Sunday, 23 July 2017

This weekend video actually started as a story published in the Nova Scotia Advocate, written by a mother who wanted to tell how being on welfare affected her and her children, the stigma she faced, and how it can happen to anyone.

Caring for a child is work, but society doesn’t seem to see it that way. “Single parents on welfare are often portrayed as lazy or ‘getting a free ride’; as though their children effortlessly raise themselves,” writes new contributor Lenore Hemming. “It’s interesting that our society only views child care as valuable if it is someone else’s child.”

Today is frequent contributor Kendall Worth’ birthday, which leads him to reflect on birthday celebrations of poor people. He asked, and this is what he heard. “Kendall as much as we would love to celebrate our birthdays the same way ordinary people do, we can’t. Life is just not normal for us because of our income level we live on.”

Earlier Kendall Worth wrote about how even a short hospitalization and surgery can throw a poor person’s live into a stressful chaos. Who’s going to drive you home if you have nobody? How are you going to get to the Food Bank if you need to stay in bed for weeks? How are you going to keep your apartment clean and tidy? And what about the social isolation? Well, turns out that in this case at least lots of people are willing to step up to the plate.

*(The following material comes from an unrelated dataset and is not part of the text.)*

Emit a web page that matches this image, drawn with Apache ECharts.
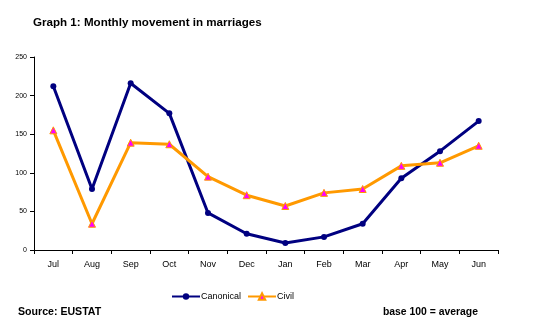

Basic Income, it sounds good, but does an Ontario pilot project deliver? And what are its implications for Nova Scotia poverty activists? The notion of Basic Income raises fair and urgent questions, and poverty activists in Nova Scotia need to decide where to focus their energies in terms of a political agenda. Expect much more NS Advocate coverage of Basic Income in the coming months.

In this final part of our series on on the social determinants of health Alex Kronstein argues that a strong social safety net promotes health, but Canada, like so many other countries, has fallen victim to a neoliberal approach that’s all about “the financialization of everything.” Nonetheless, various Nova Scotia organizations continue to address the social determinants of health.

Now that the North End Community Health Centre has moved to new quarters on Gottingen Street, the Johanna B Oosterveld Centre, often referred to as the JBO, is lost to the community. Many local groups used that space for meetings, press conferences, panels and other activities. Nancy Hunter. who used to teach a yoga class there, believes it’s part of a trend and wonders what we can do to stop it.